The Ravana Rajputs (known as Darogas) were issues of men from Rajput, Charan, and Oswal communities and their concubines which belonging to various castes. Their descendants were not originally accepted by the Rajput community as Rajputs. They were regarded as the children of the Rajputana princes' from concubines and were household slaves. They served the royal Rajputana families as guards, soldiers and household servants.

In order to raise their status, these people organized themselves into a caste, and styled themselves as "Ravana Rajputs". The British Indian census authorities, however, rejected their claim to the Rajput status.

Present status 

Historically, the Ravana Rajputs have faced caste-based discrimination. The upper-caste Rajputs regard them as inferior, especially for matrimony. Nevertheless, the Ravana Rajputs place themselves highest in the rural caste hierarchy.

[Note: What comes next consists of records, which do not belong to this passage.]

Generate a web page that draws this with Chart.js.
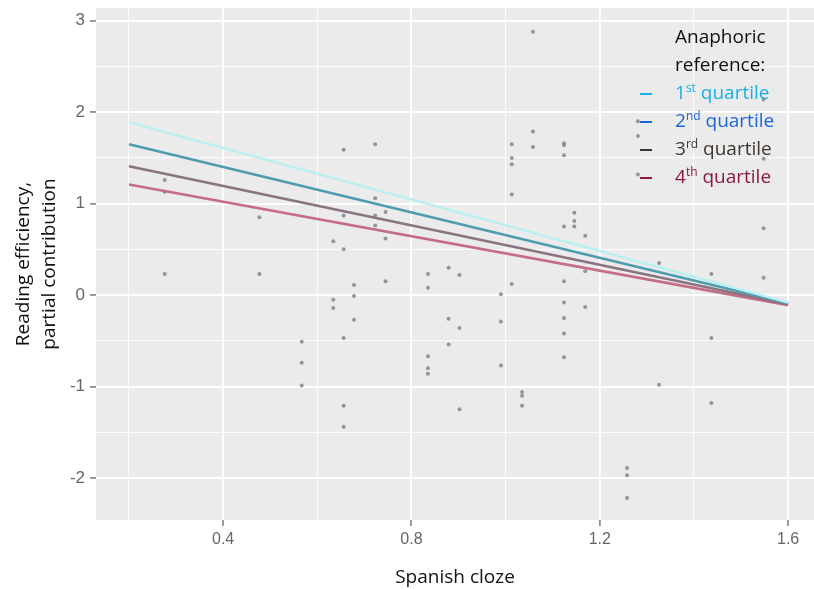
<!DOCTYPE html>
<html>
<head>
<meta charset="utf-8">
<script src="https://cdn.jsdelivr.net/npm/chart.js@4/dist/chart.umd.min.js"></script>
<style>
    body { margin: 0; background: #fff; }
    .wrap { position: relative; width: 814px; height: 590px; }
    .legend {
        position: absolute;
        left: 640px;
        top: 22px;
        font-family: "Open Sans", sans-serif;
        font-size: 19px;
        line-height: 28px;
        white-space: nowrap;
    }
    .legend .row { height: 28px; }
    .legend .indent { padding-left: 35px; color: #111; }
    .legend .dash {
        display: inline-block;
        width: 12px;
        height: 1.5px;
        margin-right: 23px;
        vertical-align: middle;
    }
    .legend sup { font-size: 12px; line-height: 0; vertical-align: 7px; }
</style>
</head>
<body>
<div class="wrap">
    <canvas id="chart"></canvas>
    <div class="legend">
        <div class="row indent">Anaphoric</div>
        <div class="row indent">reference:</div>
        <div class="row" style="color:#1aaee8"><span class="dash" style="background:#1aaee8"></span>1<sup>st</sup> quartile</div>
        <div class="row" style="color:#1a66d9"><span class="dash" style="background:#1a66d9"></span>2<sup>nd</sup> quartile</div>
        <div class="row" style="color:#3d3630"><span class="dash" style="background:#3d3630"></span>3<sup>rd</sup> quartile</div>
        <div class="row" style="color:#8b1a3c"><span class="dash" style="background:#8b1a3c"></span>4<sup>th</sup> quartile</div>
    </div>
</div>
<script>
// axis setup
const xMin = 0.13, xMax = 1.655;
const yMin = -2.46, yMax = 3.14;
const xGrid = [0.2, 0.4, 0.6, 0.8, 1.0, 1.2, 1.4, 1.6];
const yGrid = [-2, -1.5, -1, -0.5, 0, 0.5, 1, 1.5, 2, 2.5, 3];
const xLabels = [0.4, 0.8, 1.2, 1.6];
const yLabels = [-2, -1, 0, 1, 2, 3];

// fitted lines (start at 0.2, end at 1.6)
const lineX = [0.2, 1.6];
const q1 = [1.89, -0.08];
const q2 = [1.65, -0.09];
const q3 = [1.41, -0.10];
const q4 = [1.21, -0.11];

// observations
const pointX = [
    0.276, 0.276, 0.276,
    0.477, 0.477,
    0.567, 0.567, 0.567,
    0.634, 0.634, 0.634,
    0.656, 0.656, 0.656, 0.656, 0.656, 0.656,
    0.678, 0.678, 0.678,
    0.723, 0.723, 0.723, 0.723,
    0.745, 0.745, 0.745,
    0.835, 0.835, 0.835, 0.835, 0.835,
    0.879, 0.879, 0.879,
    0.902, 0.902, 0.902,
    0.990, 0.990, 0.990,
    1.013, 1.013, 1.013, 1.013, 1.013,
    1.035, 1.035, 1.035,
    1.058, 1.058, 1.058,
    1.124, 1.124, 1.124, 1.124, 1.124, 1.124, 1.124, 1.124, 1.124,
    1.146, 1.146, 1.146,
    1.169, 1.169, 1.169,
    1.258, 1.258, 1.258,
    1.281, 1.281, 1.281,
    1.326, 1.326,
    1.437, 1.437, 1.437,
    1.548, 1.548, 1.548, 1.548
];
const pointY = [
    1.26, 1.13, 0.23,
    0.85, 0.23,
    -0.51, -0.74, -0.99,
    0.59, -0.05, -0.14,
    1.59, 0.87, 0.50, -0.47, -1.21, -1.44,
    0.11, -0.01, -0.27,
    1.65, 1.06, 0.87, 0.76,
    0.91, 0.62, 0.15,
    0.23, 0.08, -0.67, -0.80, -0.86,
    0.30, -0.26, -0.54,
    0.22, -0.36, -1.25,
    0.01, -0.29, -0.77,
    1.65, 1.50, 1.43, 1.10, 0.12,
    -1.06, -1.10, -1.21,
    2.88, 1.79, 1.62,
    1.66, 1.64, 1.53, 0.75, 0.15, -0.08, -0.25, -0.42, -0.68,
    0.90, 0.81, 0.75,
    0.65, 0.26, -0.13,
    -1.89, -1.97, -2.22,
    1.90, 1.74, 1.32,
    0.35, -0.98,
    0.23, -0.47, -1.18,
    2.14, 1.49, 0.73, 0.19
];

function pairs(xs, ys) {
    return xs.map((x, i) => ({ x: x, y: ys[i] }));
}

function near(list, v) {
    return list.some((item) => Math.abs(item - v) < 1e-6);
}

// no extra room for tick labels: the plot area is fixed by layout padding
function noLabelPadding(scale) {
    scale.paddingLeft = 0;
    scale.paddingRight = 0;
    scale.paddingTop = 0;
    scale.paddingBottom = 0;
}

const plotBackground = {
    id: 'plotBackground',
    beforeDraw(chart) {
        const { ctx, chartArea } = chart;
        ctx.save();
        ctx.fillStyle = '#ebebeb';
        ctx.fillRect(chartArea.left, chartArea.top, chartArea.right - chartArea.left, chartArea.bottom - chartArea.top);
        ctx.restore();
    }
};

function fittedLine(label, ys, color) {
    return {
        label: label,
        data: pairs(lineX, ys),
        showLine: true,
        borderColor: color,
        borderWidth: 2.6,
        pointRadius: 0,
        fill: false
    };
}

new Chart(document.getElementById('chart'), {
    type: 'scatter',
    data: {
        datasets: [
            fittedLine('1st quartile', q1, '#bcefef'),
            fittedLine('2nd quartile', q2, '#4e9caf'),
            fittedLine('3rd quartile', q3, '#8a7482'),
            fittedLine('4th quartile', q4, '#c46d85'),
            {
                label: 'observations',
                data: pairs(pointX, pointY),
                pointRadius: 2,
                pointBackgroundColor: 'rgba(125, 128, 138, 0.8)',
                pointBorderWidth: 0
            }
        ]
    },
    options: {
        responsive: true,
        maintainAspectRatio: false,
        animation: false,
        layout: { autoPadding: false, padding: { top: 8, right: 0, left: 0, bottom: 0 } },
        plugins: {
            legend: { display: false },
            tooltip: { enabled: false }
        },
        scales: {
            x: {
                type: 'linear',
                min: xMin,
                max: xMax,
                afterBuildTicks: (scale) => { scale.ticks = xGrid.map((v) => ({ value: v })); },
                afterFit: (scale) => { scale.height = 70; noLabelPadding(scale); },
                border: { display: false },
                grid: {
                    color: '#ffffff',
                    lineWidth: (c) => near(xLabels, c.tick.value) ? 1.9 : 0.9,
                    tickColor: (c) => near(xLabels, c.tick.value) ? '#555555' : 'rgba(0,0,0,0)',
                    tickLength: 6,
                    tickWidth: 1.2
                },
                ticks: {
                    color: '#666666',
                    padding: 4,
                    maxRotation: 0,
                    autoSkip: false,
                    font: { family: '"Liberation Sans", Arial, sans-serif', size: 16 },
                    callback: (v) => near(xLabels, v) ? v.toFixed(1) : ''
                },
                title: {
                    display: true,
                    text: 'Spanish cloze',
                    color: '#111111',
                    padding: { top: 0, bottom: 1 },
                    font: { family: '"Open Sans", sans-serif', size: 19 }
                }
            },
            y: {
                type: 'linear',
                min: yMin,
                max: yMax,
                afterBuildTicks: (scale) => { scale.ticks = yGrid.map((v) => ({ value: v })); },
                afterFit: (scale) => { scale.width = 96; noLabelPadding(scale); },
                border: { display: false },
                grid: {
                    color: '#ffffff',
                    lineWidth: (c) => near(yLabels, c.tick.value) ? 1.9 : 0.9,
                    tickColor: (c) => near(yLabels, c.tick.value) ? '#555555' : 'rgba(0,0,0,0)',
                    tickLength: 6,
                    tickWidth: 1.2
                },
                ticks: {
                    color: '#666666',
                    padding: 5,
                    autoSkip: false,
                    font: { family: '"Liberation Sans", Arial, sans-serif', size: 17 },
                    callback: (v) => near(yLabels, v) ? String(v) : ''
                },
                title: {
                    display: true,
                    text: ['Reading efficiency,', 'partial contribution'],
                    color: '#111111',
                    padding: { top: 10, bottom: 0 },
                    font: { family: '"Open Sans", sans-serif', size: 19, lineHeight: 1.4 }
                }
            }
        }
    },
    plugins: [plotBackground]
});
</script>
</body>
</html>
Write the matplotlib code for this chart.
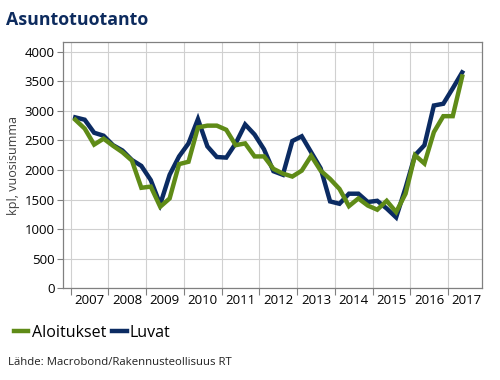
"""
Asuntotuotanto: aloitukset ja luvat, vuosisumma neljännesvuosittain 2007-2017.
"""

import matplotlib.pyplot as plt

# neljännesvuodet 2007Q1 .. 2017Q2
quarters = [f"{y}Q{q}" for y in range(2007, 2018) for q in (1, 2, 3, 4)][:42]

aloitukset = [
    2850, 2700, 2430, 2530, 2410, 2300, 2160, 1700, 1720, 1380,
    1520, 2100, 2140, 2720, 2750, 2750, 2680, 2420, 2450, 2230,
    2230, 2020, 1940, 1890, 1990, 2240, 1990, 1850, 1680, 1390,
    1520, 1400, 1330, 1480, 1290, 1600, 2250, 2110, 2640, 2910,
    2910, 3580,
]
luvat = [
    2890, 2850, 2630, 2580, 2420, 2330, 2170, 2070, 1830, 1420,
    1920, 2230, 2450, 2860, 2400, 2220, 2210, 2450, 2770, 2600,
    2350, 1980, 1920, 2490, 2570, 2300, 2030, 1470, 1430, 1600,
    1600, 1460, 1480, 1350, 1200, 1700, 2250, 2420, 3090, 3120,
    3380, 3650,
]
years = list(range(2007, 2018))
series_labels = ["Aloitukset", "Luvat"]

GREEN = "#5f8b17"
NAVY = "#0b2b62"

plt.rcParams["font.family"] = ["Open Sans", "DejaVu Sans"]


def quarter_pos(q: str) -> float:
    y, n = q.split("Q")
    return int(y) + (int(n) - 1) * 0.25 + 0.125


x = [quarter_pos(q) for q in quarters]

fig = plt.figure(figsize=(5, 3.8), dpi=100)
ax = fig.add_axes([0.126, 0.241, 0.838, 0.648])

ax.plot(x, luvat, color=NAVY, lw=3.2, label=series_labels[1],
        solid_joinstyle="miter")
ax.plot(x, aloitukset, color=GREEN, lw=3.2, label=series_labels[0],
        solid_joinstyle="miter")

ax.set_xlim(2006.8, 2017.9)
ax.set_ylim(0, 4160)
ax.set_yticks(range(0, 4001, 500))
ax.set_xticks(years)
ax.set_xticklabels([])
ax.set_xticks([y + 0.5 for y in years], minor=True)
ax.set_xticklabels([str(y) for y in years], minor=True)
ax.tick_params(axis="x", which="major", length=5, color="#808080", width=0.8)
ax.tick_params(axis="x", which="minor", length=0, pad=4, labelsize=9.5)
ax.tick_params(axis="y", length=4, color="#808080", width=0.8, labelsize=9.5, pad=2)
ax.grid(True, which="major", color="#d0d0d0", lw=0.8)
ax.set_axisbelow(True)
for s in ax.spines.values():
    s.set_color("#808080")
    s.set_linewidth(0.9)

ax.set_ylabel("kpl, vuosisumma", fontsize=9, color="#404040", labelpad=3)

fig.text(0.013, 0.948, "Asuntotuotanto", fontsize=12.8, fontweight="bold",
         color="#0d2b5e", va="center", ha="left")

handles, labels = ax.get_legend_handles_labels()
fig.legend(handles[::-1], labels[::-1], loc="center left",
           bbox_to_anchor=(0.028, 0.124), frameon=False, fontsize=11.5,
           handlelength=0.9, handletextpad=0.2, columnspacing=0.4, ncol=2,
           borderaxespad=0, borderpad=0)

fig.text(0.016, 0.045, "Lähde: Macrobond/Rakennusteollisuus RT", fontsize=8.2,
         color="#202020", va="center", ha="left")

fig.savefig("out.png", dpi=100)
plt.close(fig)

According to a 2013 Business Standard report, the Ravana Rajputs form around 7% of the Rajasthan state's population. They have been granted the Other Backward Class status for affirmative action.

In July 2017, the Ravana Rajput community staged a protest against the alleged fake encounter killing of gangster Anandpal Singh, who belonged to their community and was considered a hero in his village. Singh was known for having escalated the Rajput-Jat rivlary, and the agitation following his death united the local Rajput community.